A fable for our times:
by Leonard Pitts Jr.
Once upon a time, there lived a stupid giant.
The giant had not always been stupid. Or, perhaps it is more accurate to say the giant had once revered intelligence, reason and the byproducts thereof. Indeed, the giant was renowned for an ingenuity and standard of living that made it the envy of the world.
But much of the world did more than envy the giant. Much of the world admired and respected it. Its basic decency, along with its strength and intelligence, set it apart.
There came a time, however, when, though the giant retained its strength and arguably even its decency, it lost its intelligence.
No one can say exactly how and when the loss occurred.

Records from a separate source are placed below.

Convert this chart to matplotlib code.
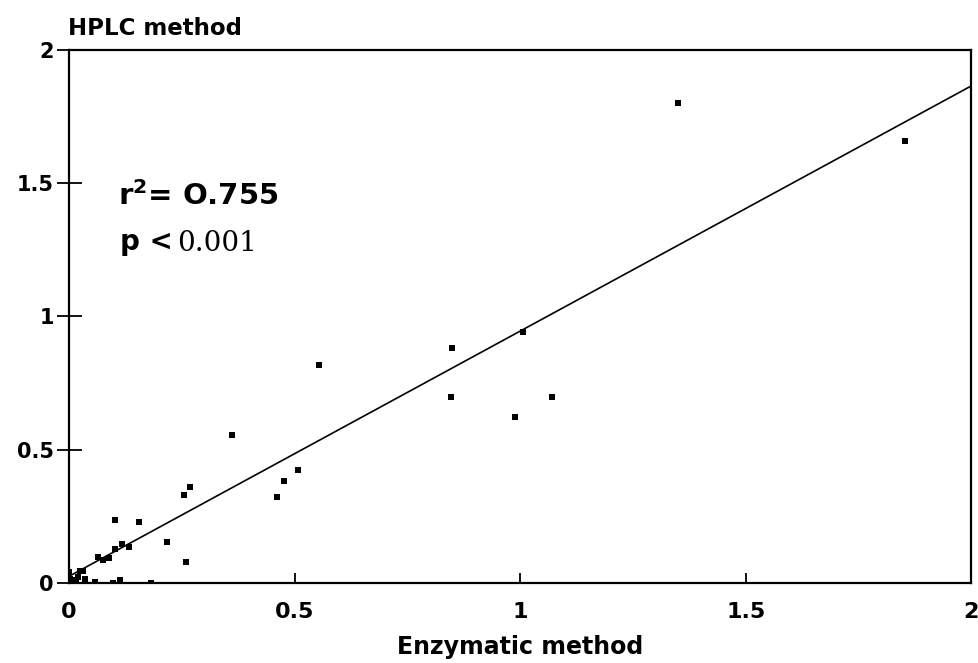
import matplotlib
matplotlib.use("Agg")
from matplotlib import pyplot as plt

# values
enzymatic = [0.000, 0.002, 0.005, 0.010, 0.015, 0.021, 0.024, 0.032, 0.035, 0.058,
             0.065, 0.075, 0.089, 0.098, 0.102, 0.103, 0.112, 0.117, 0.134, 0.156,
             0.181, 0.217, 0.256, 0.259, 0.269, 0.362, 0.462, 0.477, 0.508, 0.554,
             0.846, 0.849, 0.989, 1.006, 1.070, 1.350, 1.854]
hplc = [0.040, 0.014, 0.006, 0.011, 0.003, 0.021, 0.046, 0.046, 0.016, 0.004,
        0.099, 0.086, 0.093, 0.001, 0.128, 0.236, 0.011, 0.145, 0.135, 0.230,
        0.001, 0.154, 0.330, 0.078, 0.359, 0.555, 0.322, 0.383, 0.424, 0.818,
        0.699, 0.881, 0.622, 0.943, 0.699, 1.800, 1.660]

# regression line as printed
fit_intercept = 0.025
fit_slope = 0.92
fit_x = [0, 2]

ticks = [0, 0.5, 1, 1.5, 2]
tick_labels = ["0", "0.5", "1", "1.5", "2"]

plt.rcParams["font.family"] = "DejaVu Sans"

fig = plt.figure(figsize=(9.79, 6.63), dpi=100)
ax = fig.add_axes([0.0705, 0.1207, 0.9215, 0.8039])

ax.plot(enzymatic, hplc, "s", color="black", markersize=4, markeredgewidth=0)
ax.plot(fit_x, [fit_intercept + fit_slope * v for v in fit_x], color="black", linewidth=1.2)

ax.set_xlim(0, 2)
ax.set_ylim(0, 2)
for s in ax.spines.values():
    s.set_linewidth(1.6)

ax.set_xticks(ticks)
ax.set_xticklabels(tick_labels, fontsize=16, fontweight="bold")
ax.set_yticks(ticks)
ax.set_yticklabels(tick_labels, fontsize=15, fontweight="bold")
ax.tick_params(axis="x", direction="in", length=7, width=1.3, pad=14)
ax.tick_params(axis="y", direction="inout", length=18, width=1.3, pad=2)

ax.set_xlabel("Enzymatic method", fontsize=17, fontweight="bold", labelpad=9)
fig.text(0.069, 0.947, "HPLC method", fontsize=16.5, fontweight="bold",
         ha="left", va="baseline")

ax.text(0.109, 1.418, r"$\mathbf{r^2}$= O.755", fontsize=21, fontweight="bold",
        ha="left", va="baseline")
ax.text(0.113, 1.25, "p <", fontsize=20, fontweight="bold", ha="left", va="baseline")
ax.text(0.239, 1.245, "0.001", fontsize=20, family="DejaVu Serif",
        ha="left", va="baseline")

fig.savefig("out.png", dpi=100, facecolor="white")
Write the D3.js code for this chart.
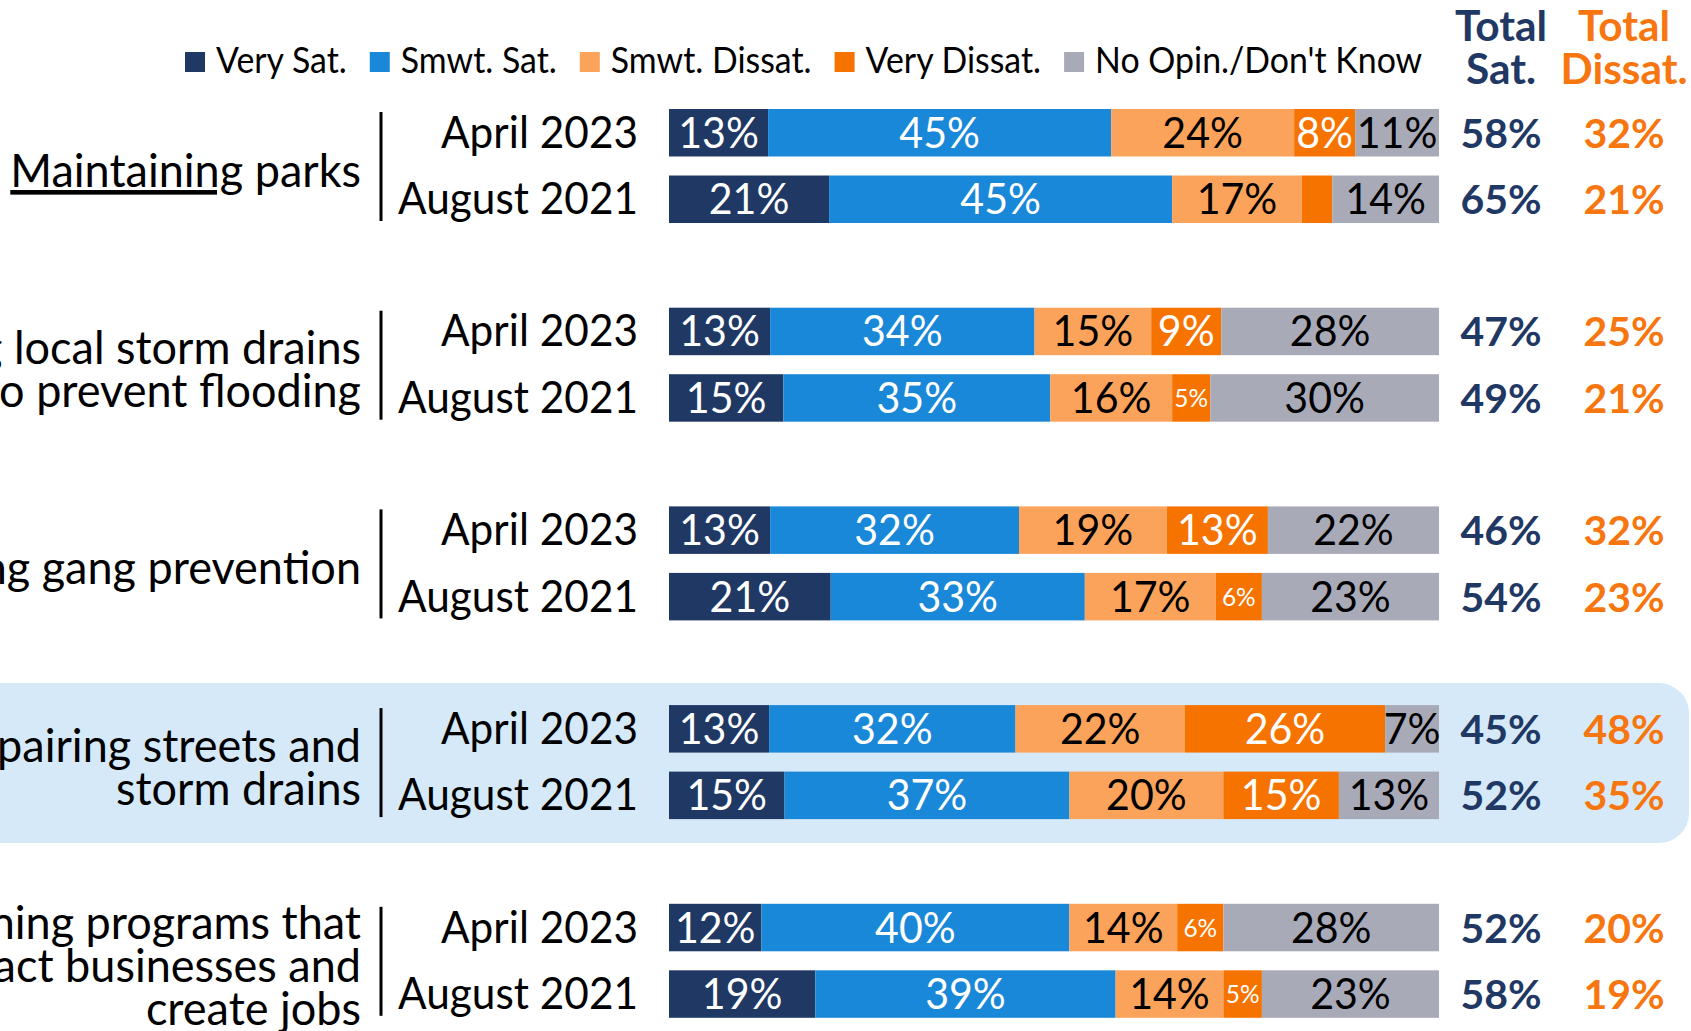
<!DOCTYPE html>
<html>
<head>
<meta charset="utf-8">
<script src="https://cdn.jsdelivr.net/npm/d3@7"></script>
<style>
  html, body { margin: 0; padding: 0; background: #ffffff; overflow: hidden; }
  svg { display: block; }
  text { font-family: Lato, "Open Sans", "Noto Sans", sans-serif; }
</style>
</head>
<body>
<svg id="chart" width="1691" height="1031"></svg>
<script>
// ---- data ---------------------------------------------------------------
const seriesNames = ["Very Sat.", "Smwt. Sat.", "Smwt. Dissat.", "Very Dissat.", "No Opin./Don't Know"];
const waves = ["April 2023", "August 2021"];
const categories = [
  "Maintaining parks",
  "Maintaining local storm drains to prevent flooding",
  "Funding gang prevention",
  "Repairing streets and storm drains",
  "Job training programs that attract businesses and create jobs"
];
const categoryLines = [
  ["Maintaining parks"],
  ["Maintaining local storm drains", "to prevent flooding"],
  ["Funding gang prevention"],
  ["Repairing streets and", "storm drains"],
  ["Job training programs that", "attract businesses and", "create jobs"]
];
const highlighted = "Repairing streets and storm drains";

// one entry per category, [April 2023, August 2021]
const verySat      = [[13, 21], [13, 15], [13, 21], [13, 15], [12, 19]];
const smwtSat      = [[45, 45], [34, 35], [32, 33], [32, 37], [40, 39]];
const smwtDissat   = [[24, 17], [15, 16], [19, 17], [22, 20], [14, 14]];
const veryDissat   = [[8, 4],   [9, 5],   [13, 6],  [26, 15], [6, 5]];
const noOpinion    = [[11, 14], [28, 30], [22, 23], [7, 13],  [28, 23]];
const totalSat     = [[58, 65], [47, 49], [46, 54], [45, 52], [52, 58]];
const totalDissat  = [[32, 21], [25, 21], [32, 23], [48, 35], [20, 19]];

// ---- styling -------------------------------------------------------------
const seriesColors = ["#1f3864", "#1a88d8", "#fba35a", "#f77300", "#a9aab8"];
const labelColors  = ["#ffffff", "#ffffff", "#000000", "#ffffff", "#000000"];
const satColor = "#1f3864";
const dissatColor = "#f7760f";

const svg = d3.select("#chart");

// rows: one per category x wave
const seriesData = [verySat, smwtSat, smwtDissat, veryDissat, noOpinion];
const rows = [];
categories.forEach((cat, ci) => {
  waves.forEach((w, wi) => {
    const vals = seriesData.map(s => s[ci][wi]);
    rows.push({
      category: cat, wave: w, values: vals,
      totalSat: totalSat[ci][wi], totalDissat: totalDissat[ci][wi]
    });
  });
});

// ---- scales --------------------------------------------------------------
const barLeft = 669, barRight = 1439;
const yGroup = d3.scaleBand().domain(categories).range([109, 109 + 198.7 * categories.length]);
const yWave = d3.scaleBand().domain(waves).range([0, 114]).paddingInner(0.286);
const rowTop = r => yGroup(r.category) + yWave(r.wave);
const rowMid = r => rowTop(r) + yWave.bandwidth() / 2;

// Horizontal condensing so the sans face sets as narrow as the deck's body font
const probe = svg.append("text").attr("font-size", 45).text("April 2023");
const condense = Math.min(1, 197 / probe.node().getComputedTextLength());
probe.remove();

function place(sel, x, y, sx = condense) {
  return sel.attr("transform", `translate(${x},${y}) scale(${sx},1)`);
}

// ---- highlight band ------------------------------------------------------
svg.append("rect")
  .attr("x", -60)
  .attr("y", yGroup(highlighted) - 22)
  .attr("width", 1689 + 60)
  .attr("height", 160)
  .attr("rx", 30).attr("ry", 30)
  .attr("fill", "#d5e9f8");

// ---- legend --------------------------------------------------------------
const legend = svg.append("g");
let lx = 185;
seriesNames.forEach((name, i) => {
  legend.append("rect")
    .attr("x", lx).attr("y", 52).attr("width", 20).attr("height", 20)
    .attr("fill", seriesColors[i]);
  const t = legend.append("text")
    .attr("font-size", 36).attr("fill", "#000")
    .text(name);
  place(t, lx + 31, 73);
  lx += 31 + t.node().getComputedTextLength() * condense + 23;
});

// ---- column headers ------------------------------------------------------
const satX = 1501, dissatX = 1624;
[["Total", "Sat.", satX, satColor], ["Total", "Dissat.", dissatX, dissatColor]].forEach(h => {
  [h[0], h[1]].forEach((line, li) => {
    const t = svg.append("text")
      .attr("text-anchor", "middle").attr("font-weight", 700)
      .attr("font-size", 42).attr("fill", h[3]).text(line);
    place(t, h[2], 41 + li * 43, 1.01);
  });
});

// ---- category labels and separators --------------------------------------
categories.forEach((cat, ci) => {
  const top = yGroup(cat);
  const mid = top + 114 / 2;
  const lines = categoryLines[ci];
  lines.forEach((line, li) => {
    const t = svg.append("text")
      .attr("text-anchor", "end").attr("font-size", 46).attr("fill", "#000");
    if (ci === 0) {
      const [first, ...rest] = line.split(" ");
      t.append("tspan").attr("text-decoration", "underline").text(first);
      t.append("tspan").text(" " + rest.join(" "));
    } else {
      t.text(line);
    }
    place(t, 361, mid + 21 + (li - (lines.length - 1) / 2) * 43, condense * 1.04);
  });
  svg.append("line")
    .attr("x1", 381).attr("x2", 381)
    .attr("y1", top + 3).attr("y2", top + 114 - 2)
    .attr("stroke", "#000").attr("stroke-width", 3);
});

// ---- rows ----------------------------------------------------------------
rows.forEach(r => {
  const sum = d3.sum(r.values);
  const x = d3.scaleLinear().domain([0, sum]).range([barLeft, barRight]);
  const starts = d3.cumsum([0, ...r.values]);
  const top = rowTop(r), mid = rowMid(r);

  // wave label
  place(svg.append("text").attr("text-anchor", "end").attr("font-size", 45)
    .attr("fill", "#000").text(r.wave), 638, mid + 15);

  const g = svg.append("g");
  r.values.forEach((v, si) => {
    const x0 = x(starts[si]), x1 = x(starts[si] + v);
    g.append("rect")
      .attr("x", x0).attr("y", top)
      .attr("width", x1 - x0).attr("height", yWave.bandwidth())
      .attr("fill", seriesColors[si]);
    if (v >= 5) {
      const small = v <= 6;
      const t = g.append("text")
        .attr("text-anchor", "middle")
        .attr("font-size", small ? 25 : 42)
        .attr("fill", labelColors[si])
        .text(v + "%");
      place(t, (x0 + x1) / 2, mid + (small ? 9 : 15), condense * 1.04);
    }
  });

  place(svg.append("text").attr("text-anchor", "middle").attr("font-weight", 700)
    .attr("font-size", 41).attr("fill", satColor).text(r.totalSat + "%"), satX, mid + 15, 1);
  place(svg.append("text").attr("text-anchor", "middle").attr("font-weight", 700)
    .attr("font-size", 41).attr("fill", dissatColor).text(r.totalDissat + "%"), dissatX, mid + 15, 1);
});
</script>
</body>
</html>
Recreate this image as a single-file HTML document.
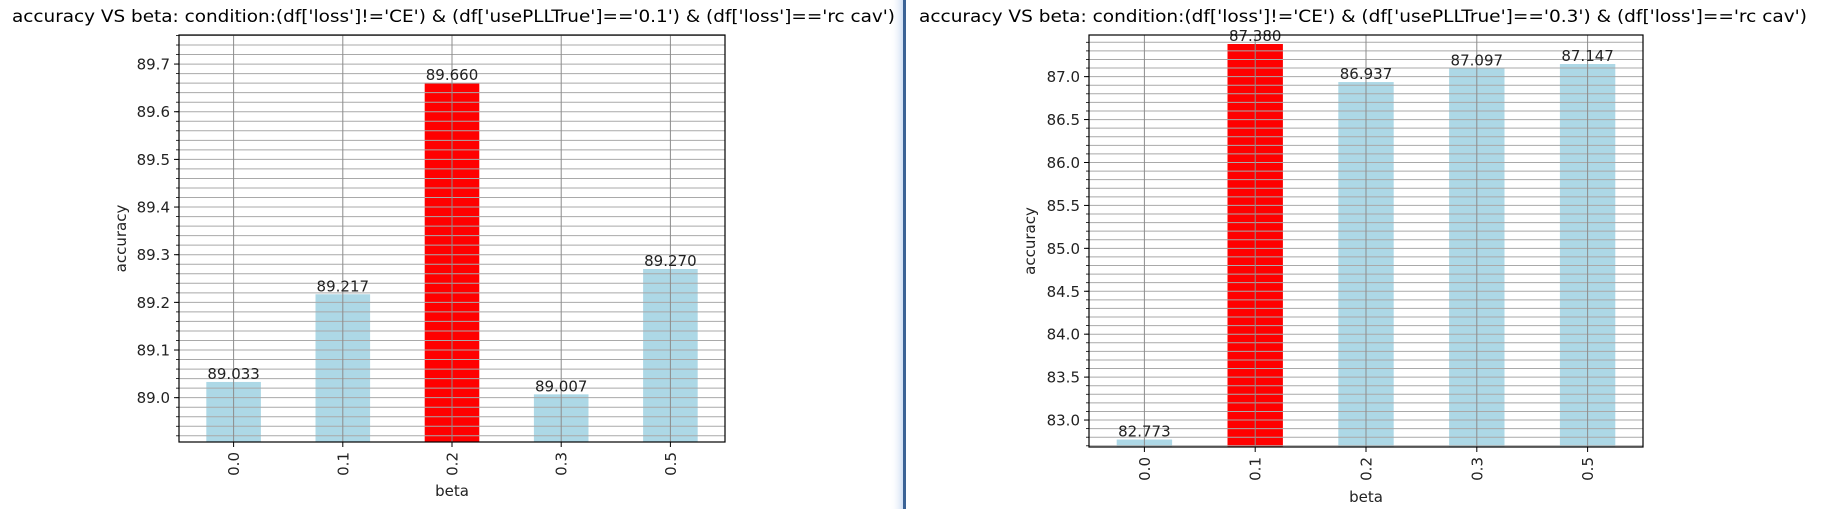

There was no great blast of thunder and lightning to herald it, no sudden instant when the giant's intelligence plummeted dramatically from the instant before.
No, stupidity crept over the giant with the stealth of twilight, a product less of one abrupt moment than of a thousand moments of complacency, of resting on laurels, of allowing curiosity to be teased and bullied out of bright children, of dumbing down textbooks so kids could get better grades with less work, of using ``elite'' like a curse word. And, of behaving as if knowing things, and being able to extrapolate from and otherwise make critical use of, the things one knows, was a betrayal of some fundamental human authenticity -- some need to keep it real.